A hole in the safety net
Local nursing homes and agencies that care for the aged were chilled this summer when the Christie administration proposed to restructure the state’s Medicaid program and cut more than $300 million to help close a deficit. The proposal sharply limited those eligible for coverage. Although deeply disappointed in the formula, institutions went ahead and created austerity budgets for their fiscal years.
Then the other shoe dropped. The new reimbursement system, which would raise reimburse rates for nursing homes whose patients required greater care, would have meant a significant loss of revenue for homes serving healthier patients. The rules changed again to a seemingly more equitable formula, but, coupled with a $75 million reduction in Medicaid reimbursements for long-term care, this meant that homes had to adjust to even deeper cuts. The seven Jewish nursing homes in New Jersey stand to lose nearly $3.2 million in Medicaid reimbursements for fiscal year 2012-13 (see Related Article).

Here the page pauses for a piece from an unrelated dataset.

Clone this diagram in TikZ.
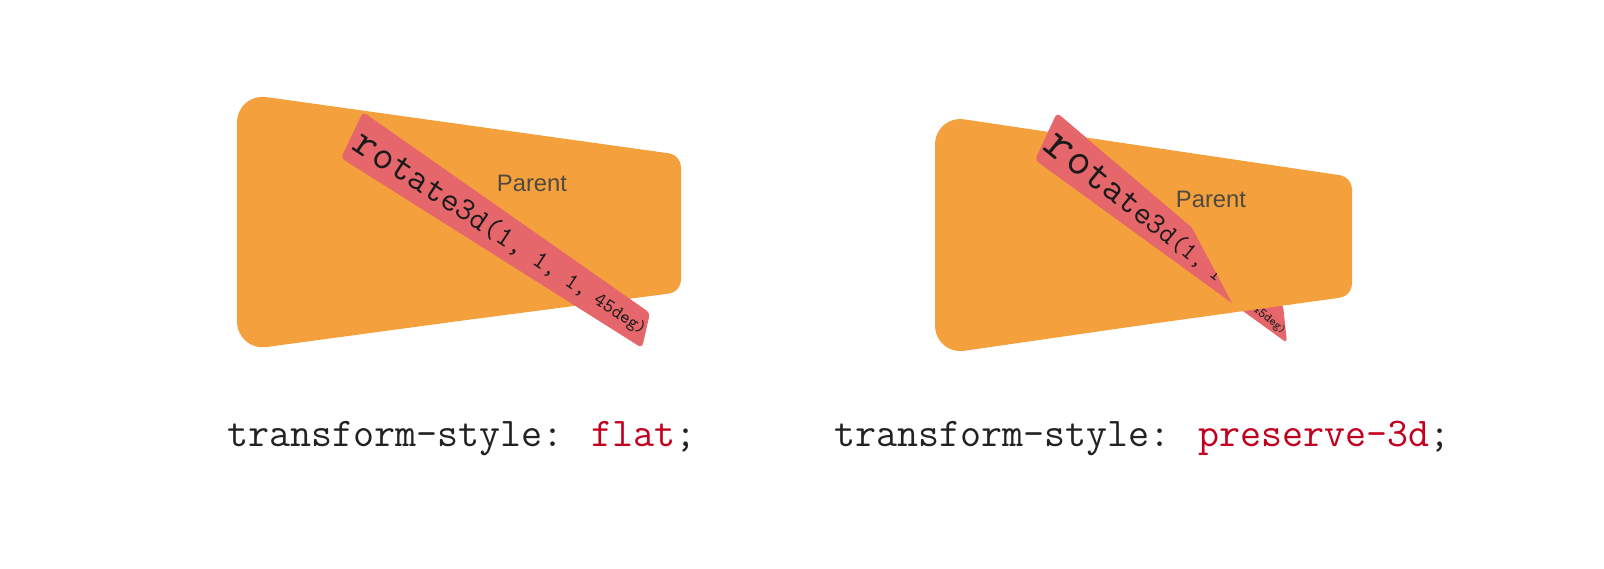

Nursing homes run by the Jewish community and similar nonprofits have long been a model public-private partnership. Philanthropy combined with government assistance allows homes to offer quality care to the ill, dignity to the aged, and relief for burdened families. Federations around the state are asking state legislators to support supplemental appropriations to restore the cuts — if not for this year, then in budget years to come. Given the economic climate, they know it is a long shot, but necessity insists that they try. Meanwhile, nonprofit nursing homes and the agencies and federations that support them are reminding donors that, as the year draws to a close, so too do opportunities to claim deductions on charitable gifts.
In this season of light, they are asking members of the community to enlighten lawmakers through citizen involvement, and to lighten their burden through individual generosity.